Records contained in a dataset
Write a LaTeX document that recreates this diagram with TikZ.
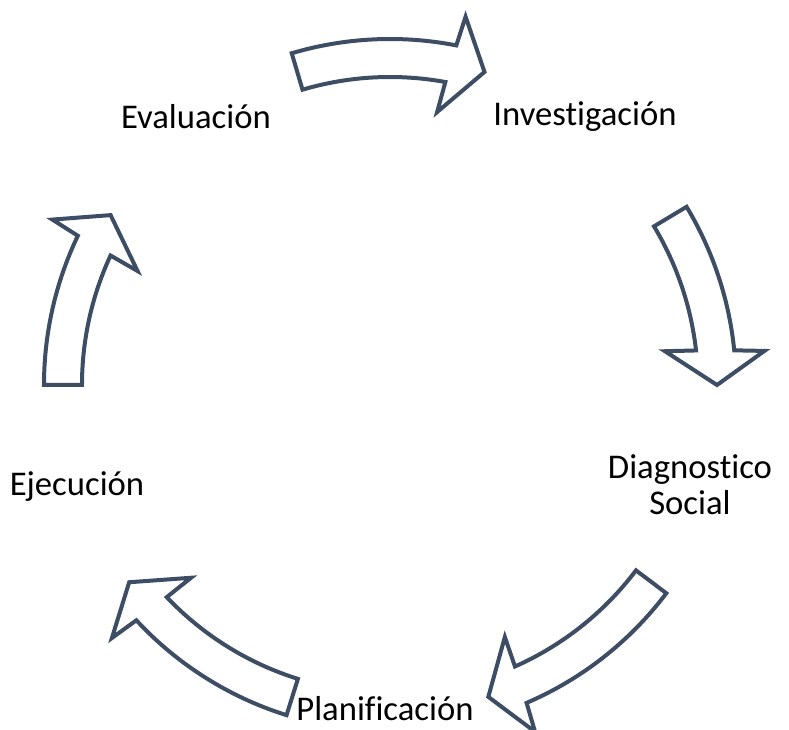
\documentclass[tikz,border=0pt]{standalone}
\usepackage{fontspec}
\setmainfont{Carlito}[Ligatures=NoCommon]
\usepackage{tikz}
\usetikzlibrary{positioning, calc}
\definecolor{slateline}{RGB}{61, 77, 99}

% curved block arrow on the cycle: #1 tail angle, #2 tip angle
\newcommand{\cyclearrow}[2]{%
  \draw[blockarrow] (#1:346) arc[start angle=#1, end angle={#2+5.75}, radius=346]
    -- ({#2+5.2}:376) -- (#2:327) -- ({#2+7}:277) -- ({#2+6.44}:308)
    arc[start angle={#2+6.44}, end angle=#1, radius=308] -- cycle;}

\begin{document}
\begin{tikzpicture}[
    x=0.75pt, y=0.75pt,
    phase/.style={align=center, font=\fontsize{26}{27}\selectfont, text=black},
    blockarrow/.style={draw=slateline, fill=white, line width=3pt, line join=miter}
]
    \useasboundingbox (-390,-345) rectangle (399,385);
    \coordinate (c) at (0,0);

    \node[phase] (invest) at (195,268) {Investigación};
    \node[phase] (diag) at (300,-100) {Diagnostico\\Social};
    \node[phase, inner sep=0pt] (plan) at (-5,-324) {Planificación};
    \node[phase] (ejec) at (-313,-102) {Ejecución};
    \node[phase] (eval) at (-194,268) {Evaluación};

    \cyclearrow{106.5}{73.2}
    \cyclearrow{31}{0}
    \cyclearrow{-37}{-72.5}
    \cyclearrow{-107.4}{-142.9}
    \cyclearrow{180}{148.7}
\end{tikzpicture}
\end{document}
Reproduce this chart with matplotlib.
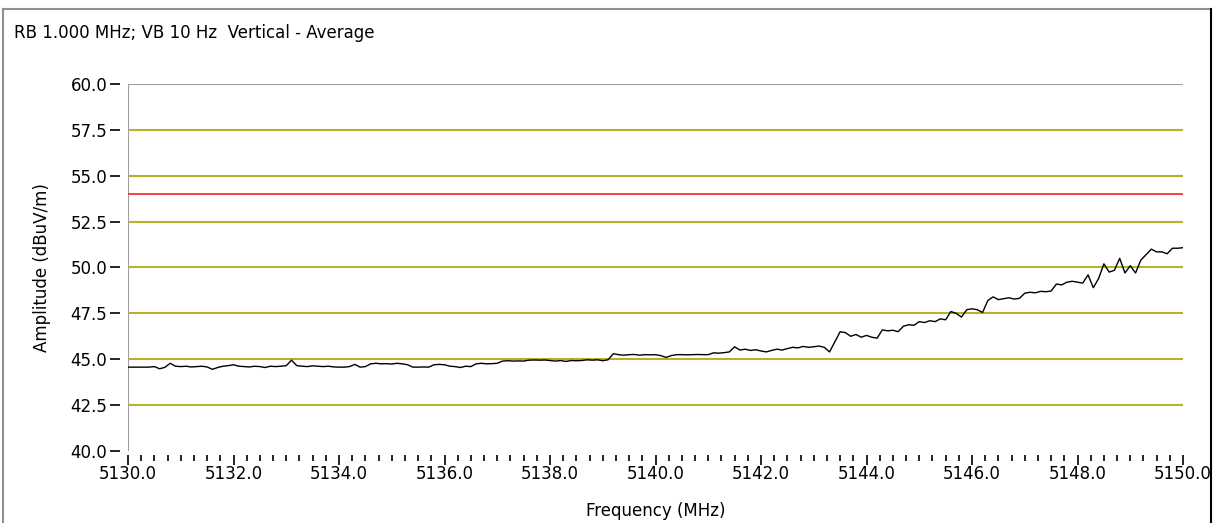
import numpy as np
import matplotlib.pyplot as plt
from matplotlib.lines import Line2D
from matplotlib.ticker import MultipleLocator, FormatStrFormatter

# measured trace, one point every 0.1 MHz from 5130.0 to 5150.0
freq = np.round(np.arange(5130.0, 5150.05, 0.1), 1)
amp = [
    44.57, 44.57, 44.57, 44.57, 44.57, 44.60, 44.48, 44.56, 44.78, 44.62,
    44.60, 44.62, 44.58, 44.60, 44.62, 44.58, 44.45, 44.55, 44.62, 44.65,
    44.70, 44.62, 44.60, 44.58, 44.62, 44.60, 44.55, 44.62, 44.60, 44.62,
    44.65, 44.95, 44.65, 44.62, 44.60, 44.64, 44.62, 44.60, 44.62, 44.58,
    44.57, 44.57, 44.60, 44.72, 44.57, 44.60, 44.75, 44.78, 44.75, 44.76,
    44.74, 44.78, 44.75, 44.70, 44.57, 44.57, 44.58, 44.57, 44.70, 44.72,
    44.70, 44.62, 44.60, 44.55, 44.62, 44.60, 44.75, 44.78, 44.75, 44.76,
    44.78, 44.90, 44.92, 44.90, 44.91, 44.90, 44.95, 44.96, 44.95, 44.96,
    44.93, 44.90, 44.93, 44.88, 44.93, 44.92, 44.93, 44.97, 44.95, 44.97,
    44.92, 44.97, 45.30, 45.25, 45.22, 45.25, 45.26, 45.22, 45.25, 45.24,
    45.25, 45.20, 45.10, 45.20, 45.25, 45.25, 45.24, 45.25, 45.26, 45.25,
    45.25, 45.35, 45.33, 45.36, 45.40, 45.68, 45.50, 45.55, 45.48, 45.52,
    45.45, 45.40, 45.48, 45.55, 45.50, 45.58, 45.65, 45.62, 45.70, 45.65,
    45.68, 45.72, 45.65, 45.40, 45.95, 46.50, 46.45, 46.25, 46.35, 46.20,
    46.30, 46.20, 46.15, 46.60, 46.55, 46.58, 46.50, 46.80, 46.88, 46.85,
    47.05, 47.00, 47.10, 47.05, 47.20, 47.15, 47.60, 47.50, 47.30, 47.70,
    47.75, 47.70, 47.55, 48.20, 48.40, 48.25, 48.30, 48.35, 48.28, 48.32,
    48.60, 48.65, 48.62, 48.70, 48.68, 48.72, 49.10, 49.05, 49.20, 49.25,
    49.20, 49.15, 49.60, 48.90, 49.40, 50.20, 49.75, 49.85, 50.50, 49.70,
    50.10, 49.70, 50.40, 50.70, 51.00, 50.85, 50.85, 50.75, 51.05, 51.05,
    51.08,
]
limit = 54.0
grid_levels = [42.5, 45.0, 47.5, 50.0, 52.5, 55.0, 57.5]

plt.rcParams['font.family'] = 'DejaVu Sans'

W, H = 1217, 523
fig = plt.figure(figsize=(W / 100, H / 100), dpi=100)
ax = fig.add_axes([128 / W, (H - 451) / H, (1183 - 128) / W, (451 - 84) / H])

for g in grid_levels:
    ax.axhline(g, color='#b4b42c', lw=1.5, zorder=1)
ax.axhline(60.0, color='#a0a0a0', lw=1.5, zorder=1)
ax.axvline(5130.0, color='#a0a0a0', lw=1.5, zorder=1)
ax.axhline(limit, color='#ff3030', lw=1.3, zorder=2)
ax.plot(freq, amp, color='black', lw=1.0, zorder=3)

ax.set_xlim(5130, 5150)
ax.set_ylim(40, 60)
for s in ['top', 'right']:
    ax.spines[s].set_visible(False)
ax.spines['left'].set_position(('outward', 6))
ax.spines['left'].set_visible(False)
ax.spines['bottom'].set_position(('outward', 3))
ax.spines['bottom'].set_visible(False)

ax.xaxis.set_major_locator(MultipleLocator(2))
ax.xaxis.set_minor_locator(MultipleLocator(0.25))
ax.xaxis.set_major_formatter(FormatStrFormatter('%.1f'))
ax.yaxis.set_major_locator(MultipleLocator(2.5))
ax.yaxis.set_major_formatter(FormatStrFormatter('%.1f'))
ax.tick_params(axis='y', length=7, width=1.2, labelsize=12, pad=2)
ax.tick_params(axis='x', which='major', length=7, width=1.2, labelsize=12, pad=0)
ax.tick_params(axis='x', which='minor', length=4, width=1.2)

ax.set_xlabel('Frequency (MHz)', fontsize=12, labelpad=14)
ax.set_ylabel('Amplitude (dBuV/m)', fontsize=12, labelpad=14)

fig.text(14 / W, 1 - 33 / H, 'RB 1.000 MHz; VB 10 Hz  Vertical - Average',
         fontsize=12, va='center', ha='left')

# window frame
fig.add_artist(Line2D([3 / W, 3 / W], [0, 1 - 9 / H], color='#909090', lw=1.5))
fig.add_artist(Line2D([3 / W, 1211 / W], [1 - 9 / H, 1 - 9 / H], color='#909090', lw=1.5))
fig.add_artist(Line2D([1211 / W, 1211 / W], [0, 1 - 9 / H], color='black', lw=1.5))

fig.savefig('out.png', dpi=100)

PROBLEM TO WORK ON >>
Copy the records word for word, leaving no picture in the copy.

THE SOLUTION >>
Write a LaTeX document that recreates this diagram with TikZ.
\documentclass[tikz,border=0pt]{standalone}
\usepackage{fontspec}
\setmainfont{Carlito}[Ligatures=NoCommon]
\usepackage{tikz}
\usetikzlibrary{positioning, calc}
\definecolor{slateline}{RGB}{61, 77, 99}

% curved block arrow on the cycle: #1 tail angle, #2 tip angle
\newcommand{\cyclearrow}[2]{%
  \draw[blockarrow] (#1:346) arc[start angle=#1, end angle={#2+5.75}, radius=346]
    -- ({#2+5.2}:376) -- (#2:327) -- ({#2+7}:277) -- ({#2+6.44}:308)
    arc[start angle={#2+6.44}, end angle=#1, radius=308] -- cycle;}

\begin{document}
\begin{tikzpicture}[
    x=0.75pt, y=0.75pt,
    phase/.style={align=center, font=\fontsize{26}{27}\selectfont, text=black},
    blockarrow/.style={draw=slateline, fill=white, line width=3pt, line join=miter}
]
    \useasboundingbox (-390,-345) rectangle (399,385);
    \coordinate (c) at (0,0);

    \node[phase] (invest) at (195,268) {Investigación};
    \node[phase] (diag) at (300,-100) {Diagnostico\\Social};
    \node[phase, inner sep=0pt] (plan) at (-5,-324) {Planificación};
    \node[phase] (ejec) at (-313,-102) {Ejecución};
    \node[phase] (eval) at (-194,268) {Evaluación};

    \cyclearrow{106.5}{73.2}
    \cyclearrow{31}{0}
    \cyclearrow{-37}{-72.5}
    \cyclearrow{-107.4}{-142.9}
    \cyclearrow{180}{148.7}
\end{tikzpicture}
\end{document}
Reproduce this chart with matplotlib.
import numpy as np
import matplotlib.pyplot as plt
from matplotlib.lines import Line2D
from matplotlib.ticker import MultipleLocator, FormatStrFormatter

# measured trace, one point every 0.1 MHz from 5130.0 to 5150.0
freq = np.round(np.arange(5130.0, 5150.05, 0.1), 1)
amp = [
    44.57, 44.57, 44.57, 44.57, 44.57, 44.60, 44.48, 44.56, 44.78, 44.62,
    44.60, 44.62, 44.58, 44.60, 44.62, 44.58, 44.45, 44.55, 44.62, 44.65,
    44.70, 44.62, 44.60, 44.58, 44.62, 44.60, 44.55, 44.62, 44.60, 44.62,
    44.65, 44.95, 44.65, 44.62, 44.60, 44.64, 44.62, 44.60, 44.62, 44.58,
    44.57, 44.57, 44.60, 44.72, 44.57, 44.60, 44.75, 44.78, 44.75, 44.76,
    44.74, 44.78, 44.75, 44.70, 44.57, 44.57, 44.58, 44.57, 44.70, 44.72,
    44.70, 44.62, 44.60, 44.55, 44.62, 44.60, 44.75, 44.78, 44.75, 44.76,
    44.78, 44.90, 44.92, 44.90, 44.91, 44.90, 44.95, 44.96, 44.95, 44.96,
    44.93, 44.90, 44.93, 44.88, 44.93, 44.92, 44.93, 44.97, 44.95, 44.97,
    44.92, 44.97, 45.30, 45.25, 45.22, 45.25, 45.26, 45.22, 45.25, 45.24,
    45.25, 45.20, 45.10, 45.20, 45.25, 45.25, 45.24, 45.25, 45.26, 45.25,
    45.25, 45.35, 45.33, 45.36, 45.40, 45.68, 45.50, 45.55, 45.48, 45.52,
    45.45, 45.40, 45.48, 45.55, 45.50, 45.58, 45.65, 45.62, 45.70, 45.65,
    45.68, 45.72, 45.65, 45.40, 45.95, 46.50, 46.45, 46.25, 46.35, 46.20,
    46.30, 46.20, 46.15, 46.60, 46.55, 46.58, 46.50, 46.80, 46.88, 46.85,
    47.05, 47.00, 47.10, 47.05, 47.20, 47.15, 47.60, 47.50, 47.30, 47.70,
    47.75, 47.70, 47.55, 48.20, 48.40, 48.25, 48.30, 48.35, 48.28, 48.32,
    48.60, 48.65, 48.62, 48.70, 48.68, 48.72, 49.10, 49.05, 49.20, 49.25,
    49.20, 49.15, 49.60, 48.90, 49.40, 50.20, 49.75, 49.85, 50.50, 49.70,
    50.10, 49.70, 50.40, 50.70, 51.00, 50.85, 50.85, 50.75, 51.05, 51.05,
    51.08,
]
limit = 54.0
grid_levels = [42.5, 45.0, 47.5, 50.0, 52.5, 55.0, 57.5]

plt.rcParams['font.family'] = 'DejaVu Sans'

W, H = 1217, 523
fig = plt.figure(figsize=(W / 100, H / 100), dpi=100)
ax = fig.add_axes([128 / W, (H - 451) / H, (1183 - 128) / W, (451 - 84) / H])

for g in grid_levels:
    ax.axhline(g, color='#b4b42c', lw=1.5, zorder=1)
ax.axhline(60.0, color='#a0a0a0', lw=1.5, zorder=1)
ax.axvline(5130.0, color='#a0a0a0', lw=1.5, zorder=1)
ax.axhline(limit, color='#ff3030', lw=1.3, zorder=2)
ax.plot(freq, amp, color='black', lw=1.0, zorder=3)

ax.set_xlim(5130, 5150)
ax.set_ylim(40, 60)
for s in ['top', 'right']:
    ax.spines[s].set_visible(False)
ax.spines['left'].set_position(('outward', 6))
ax.spines['left'].set_visible(False)
ax.spines['bottom'].set_position(('outward', 3))
ax.spines['bottom'].set_visible(False)

ax.xaxis.set_major_locator(MultipleLocator(2))
ax.xaxis.set_minor_locator(MultipleLocator(0.25))
ax.xaxis.set_major_formatter(FormatStrFormatter('%.1f'))
ax.yaxis.set_major_locator(MultipleLocator(2.5))
ax.yaxis.set_major_formatter(FormatStrFormatter('%.1f'))
ax.tick_params(axis='y', length=7, width=1.2, labelsize=12, pad=2)
ax.tick_params(axis='x', which='major', length=7, width=1.2, labelsize=12, pad=0)
ax.tick_params(axis='x', which='minor', length=4, width=1.2)

ax.set_xlabel('Frequency (MHz)', fontsize=12, labelpad=14)
ax.set_ylabel('Amplitude (dBuV/m)', fontsize=12, labelpad=14)

fig.text(14 / W, 1 - 33 / H, 'RB 1.000 MHz; VB 10 Hz  Vertical - Average',
         fontsize=12, va='center', ha='left')

# window frame
fig.add_artist(Line2D([3 / W, 3 / W], [0, 1 - 9 / H], color='#909090', lw=1.5))
fig.add_artist(Line2D([3 / W, 1211 / W], [1 - 9 / H, 1 - 9 / H], color='#909090', lw=1.5))
fig.add_artist(Line2D([1211 / W, 1211 / W], [0, 1 - 9 / H], color='black', lw=1.5))

fig.savefig('out.png', dpi=100)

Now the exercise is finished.